Leaders need to free themselves of emotion in order to make good, unclouded decisions. American leaders especially, given the enormous power they can wield. We know Trump can’t do this. How can you make major strategic decision in this manner? More to the point, who is reining him in?

Sadly, US Presidents traditionally need to hold back their generals from going to war. Trump is enabling them. We can’t trust him with a delicate and tense situation involving huge interests and nuclear powers. One slight misstep and this goes horribly wrong.

59 Tomahawk missiles (at a cost of $250,000 each) rained down on an airport at the whim of a baby in a suit. In the parallel universe that we apparently now occupy, Lib Dem leader Tim Farron and Supreme High Lord of the Utopian Left, Justin Trudeau have backed him, while Nigel Farage, Paul Nuttall, Katie Hopkins, Arron Banks, Milo Yiannopolous, Paul Joseph Watson and Ann Coulter have denounced him. As the latter pointed out, plenty of people voted for him on the understanding he wasn’t a Middle East hawk. 13 weeks in, he’s already proven himself one.

Pictures of dead/suffering children are unbearable to see. They’re also an awful basis for making good decisions.

Challenge him on the facts

This whole Ken Livingstone saga has dragged on for far too long. More to the point, Ken and everyone else have been at an impasse that should have been resolved long ago. The main thrusts of the argument to this point have been as follows:

Ken: “Here’s a thing that happened”

Everyone else: “That’s really offended and upset a lot of people, you need to apologise”

Ken: “But it’s true, why should I apologise?”

Everyone else: “Because people are hurt and upset. You need to apologise”

And round and round and round…

Here’s my problem – why didn’t anyone just challenge him on the facts? If you think you’re right about something, there is no reason to apologise. Sometimes people get hurt and that’s a shame, but if they’re hurt by something that is true, there’s not much you can do about that. As it happens, he’s wrong, so he should apologise. But the problem is, every time he is on the airwaves, he isn’t met by this challenge, he is just met by an incredulous presenter who simply cannot believe that he won’t apologise for hurting people’s feelings.

I’ll be completely honest, I think the guy is wrong, but I do have a respect for his doggedness. He hasn’t just backed down like every other person in public life does and apologised just to end it all.

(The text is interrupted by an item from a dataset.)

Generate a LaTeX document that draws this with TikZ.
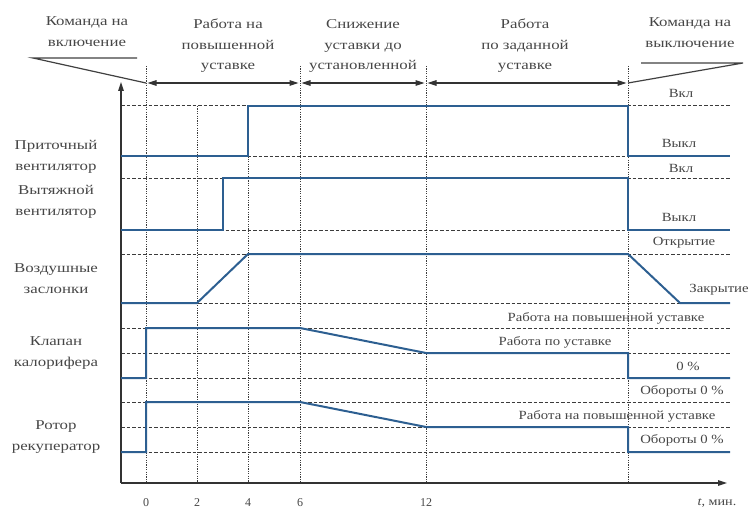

Throughout this whole saga, I deliberately didn’t look up his references because I wanted to hear him faced with someone authoritative on the subject to deliver an actual riposte to his claims. The problem with not doing that, is that the people listening just hear his side, then a request for him to apologise. This leaves people going “well if he’s right, why should he?”

The answers as to why he’s wrong come in pieces like David Baddiel’s superb contribution to today’s Guardian. He outlines why Ken is wrong accurately and succinctly. But he hasn’t had the chance to put that to Ken directly. He needs to be debated.

Perhaps this should be a lesson. Demanding an apology is just an appeal to emotion. It’s saying “it doesn’t matter if what you say is true or not, you need to say sorry”. And that’s not good enough. What we need to do is say “here’s why what you said is wrong, it’s here in this respected book, this respected and knowledgeable expert says so, you’ve interpreted it in this way when really you should have done it that way. Now apologise.”

A world where people are forced to apologise for something they’re not sorry for – what kind of world is that?